The third step in the Kolb process is something called Conceptualization. This is where the student actually identifies a fundamental thing they can improve upon—and then goes off and works on that weakness. The basketball player might conclude that a faulty follow-through is the cause of the missed shots, so they go off and work on that aspect of the game with specific drills and techniques to improve the ball release. The budding essayist might study other writers’ works, or create outlines of future essays, or perhaps rewrite their own original paper. They could then meet the teacher during office hours and discuss the rewritten essay. Similarly, the athlete could have a coach work with them on shooting drills.
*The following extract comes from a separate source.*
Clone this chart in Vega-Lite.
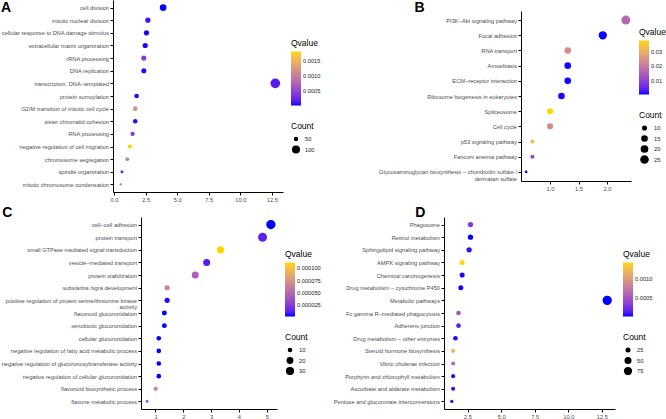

The fourth step of the Kolb learning model is called Active Preparation. Before starting the next homework essay, or heading out on the court for the next game, the student actively—and purposely—decides what and how they’re going to do differently this time. They visualize it before starting. They essentially take what they learned in the preceding Kolb steps, and they prepare a “game plan,” with specific things that they’re going to focus on during this next Concrete exercise.

And then the student goes back to the top of the cycle with another Concrete Experience (e.g., another free throw session, or the writing of another homework assignment essay). Results are again realized and the student or athlete succeeds or doesn’t. Then it’s back to Observation and Reflection, Conceptualizing, and Preparation. With active focus, the student gets better over time, finding mistakes and weaknesses and correcting them, and also finding strengths and reinforcing them….
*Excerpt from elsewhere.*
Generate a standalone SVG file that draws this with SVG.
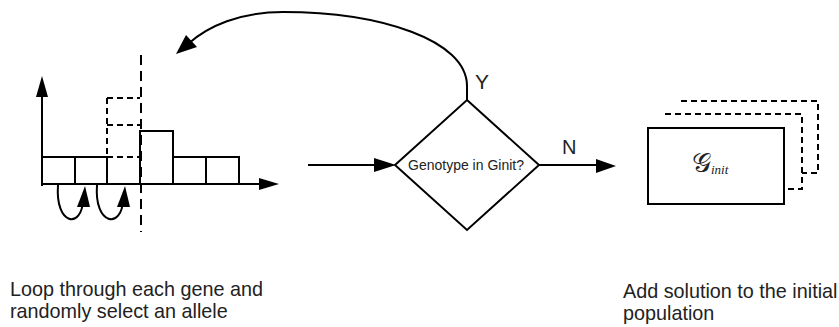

…. Uh, okay Bug. Why am you spending so many precious words on this (and boring us readers to death)?

Good question. The answer is: I think this approach can directly be applied to learning and mastering poker. Learning Hold’em is no different than mastering basketball. You have to spend time in the Kolb cycle, working on specific aspects of your game. Concrete Experience (Playing), followed by Observation and Reflection (Record Keeping), followed by Conceptualizing (Off-Table Studying), followed by Preparation (Game Selection, Warm-ups, Pre-Game Checklists), and so on. In other words, the left side of my Skills Pyramid is populated with theses core ingredients of the Kolb Learning Model for a reason: it works.